## Your task:
In the data below, find every line that has the string "document", and copy it.

## Provided material:

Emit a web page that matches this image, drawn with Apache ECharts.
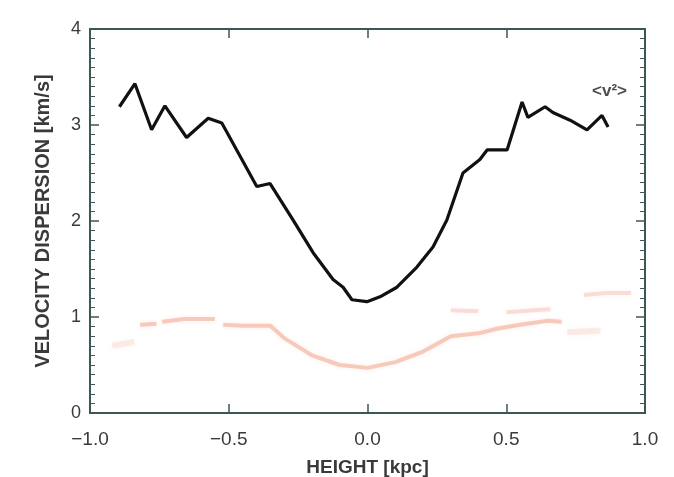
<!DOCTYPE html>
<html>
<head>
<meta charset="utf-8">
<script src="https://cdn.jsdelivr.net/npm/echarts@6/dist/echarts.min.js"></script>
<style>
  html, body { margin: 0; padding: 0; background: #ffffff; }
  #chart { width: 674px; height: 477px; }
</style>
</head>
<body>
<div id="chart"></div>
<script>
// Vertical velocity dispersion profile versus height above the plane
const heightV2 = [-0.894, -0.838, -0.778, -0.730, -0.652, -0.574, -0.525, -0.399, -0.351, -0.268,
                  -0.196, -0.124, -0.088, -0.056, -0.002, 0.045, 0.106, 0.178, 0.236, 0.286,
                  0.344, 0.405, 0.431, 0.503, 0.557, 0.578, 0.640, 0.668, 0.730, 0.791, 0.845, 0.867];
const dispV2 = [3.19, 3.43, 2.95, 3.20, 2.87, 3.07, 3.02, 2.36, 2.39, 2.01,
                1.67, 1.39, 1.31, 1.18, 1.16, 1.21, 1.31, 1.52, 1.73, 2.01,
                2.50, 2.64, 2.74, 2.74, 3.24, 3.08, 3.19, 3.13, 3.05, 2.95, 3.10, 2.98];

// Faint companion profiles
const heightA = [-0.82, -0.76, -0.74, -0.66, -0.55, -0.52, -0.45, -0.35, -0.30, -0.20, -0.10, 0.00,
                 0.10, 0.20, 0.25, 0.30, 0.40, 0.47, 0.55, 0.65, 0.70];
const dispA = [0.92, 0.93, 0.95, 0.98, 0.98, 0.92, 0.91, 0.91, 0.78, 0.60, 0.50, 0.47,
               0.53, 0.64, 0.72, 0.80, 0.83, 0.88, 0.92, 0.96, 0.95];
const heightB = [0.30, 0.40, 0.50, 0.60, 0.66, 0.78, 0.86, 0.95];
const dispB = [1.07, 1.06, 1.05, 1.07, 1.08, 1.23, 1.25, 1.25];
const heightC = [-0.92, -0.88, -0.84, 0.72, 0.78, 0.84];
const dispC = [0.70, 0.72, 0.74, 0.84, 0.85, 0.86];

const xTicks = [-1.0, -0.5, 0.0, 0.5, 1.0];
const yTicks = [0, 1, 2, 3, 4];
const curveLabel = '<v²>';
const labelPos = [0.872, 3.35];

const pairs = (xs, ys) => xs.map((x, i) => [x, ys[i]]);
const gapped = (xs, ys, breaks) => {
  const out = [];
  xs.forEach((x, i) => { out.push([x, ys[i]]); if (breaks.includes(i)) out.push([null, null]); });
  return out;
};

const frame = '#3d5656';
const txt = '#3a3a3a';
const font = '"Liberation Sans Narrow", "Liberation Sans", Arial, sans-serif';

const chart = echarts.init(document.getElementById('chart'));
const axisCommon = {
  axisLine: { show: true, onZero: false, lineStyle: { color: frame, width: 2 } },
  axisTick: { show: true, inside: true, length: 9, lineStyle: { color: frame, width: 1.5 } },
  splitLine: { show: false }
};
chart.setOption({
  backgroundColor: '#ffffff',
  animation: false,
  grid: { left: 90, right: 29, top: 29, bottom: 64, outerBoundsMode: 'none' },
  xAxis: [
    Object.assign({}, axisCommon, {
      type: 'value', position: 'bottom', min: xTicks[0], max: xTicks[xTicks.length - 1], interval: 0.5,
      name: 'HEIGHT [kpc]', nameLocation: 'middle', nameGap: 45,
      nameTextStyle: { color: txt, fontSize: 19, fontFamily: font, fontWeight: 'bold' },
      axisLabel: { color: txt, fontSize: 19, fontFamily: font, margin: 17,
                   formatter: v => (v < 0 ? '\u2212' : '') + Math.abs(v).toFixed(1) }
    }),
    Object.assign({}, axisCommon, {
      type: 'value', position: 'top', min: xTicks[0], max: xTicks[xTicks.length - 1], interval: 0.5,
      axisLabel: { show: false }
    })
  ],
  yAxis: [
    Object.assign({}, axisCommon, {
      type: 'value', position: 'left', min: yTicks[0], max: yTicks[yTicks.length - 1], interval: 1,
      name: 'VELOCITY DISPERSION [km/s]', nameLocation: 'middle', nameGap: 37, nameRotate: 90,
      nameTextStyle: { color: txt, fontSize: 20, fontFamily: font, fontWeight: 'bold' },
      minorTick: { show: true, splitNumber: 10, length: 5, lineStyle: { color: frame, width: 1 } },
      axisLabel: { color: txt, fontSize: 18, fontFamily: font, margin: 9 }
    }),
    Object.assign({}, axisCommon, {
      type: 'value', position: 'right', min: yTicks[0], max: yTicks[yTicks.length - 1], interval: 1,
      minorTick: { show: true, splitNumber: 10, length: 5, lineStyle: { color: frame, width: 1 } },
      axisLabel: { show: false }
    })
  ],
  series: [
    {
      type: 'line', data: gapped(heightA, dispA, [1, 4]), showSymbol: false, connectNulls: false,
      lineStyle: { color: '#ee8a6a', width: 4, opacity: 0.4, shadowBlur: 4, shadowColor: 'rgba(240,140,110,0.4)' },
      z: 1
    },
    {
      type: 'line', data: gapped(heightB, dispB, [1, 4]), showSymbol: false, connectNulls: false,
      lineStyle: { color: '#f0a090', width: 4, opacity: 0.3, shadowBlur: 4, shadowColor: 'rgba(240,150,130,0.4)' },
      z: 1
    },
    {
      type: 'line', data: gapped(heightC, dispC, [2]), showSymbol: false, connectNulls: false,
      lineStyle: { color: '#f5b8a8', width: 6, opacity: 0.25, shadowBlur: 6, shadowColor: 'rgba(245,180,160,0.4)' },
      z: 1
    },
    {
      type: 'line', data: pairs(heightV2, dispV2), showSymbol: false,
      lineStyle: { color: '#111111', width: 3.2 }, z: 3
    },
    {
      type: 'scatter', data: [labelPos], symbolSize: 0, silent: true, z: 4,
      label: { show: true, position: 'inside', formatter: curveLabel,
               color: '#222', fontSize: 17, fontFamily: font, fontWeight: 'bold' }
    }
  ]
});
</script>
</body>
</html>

---

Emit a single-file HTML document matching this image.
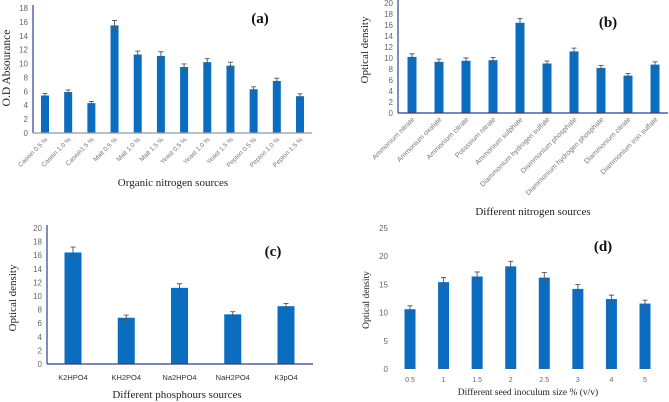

## Result for this task:
const chart = echarts.init(document.getElementById('chart'));
Emit a single-file HTML document matching this image.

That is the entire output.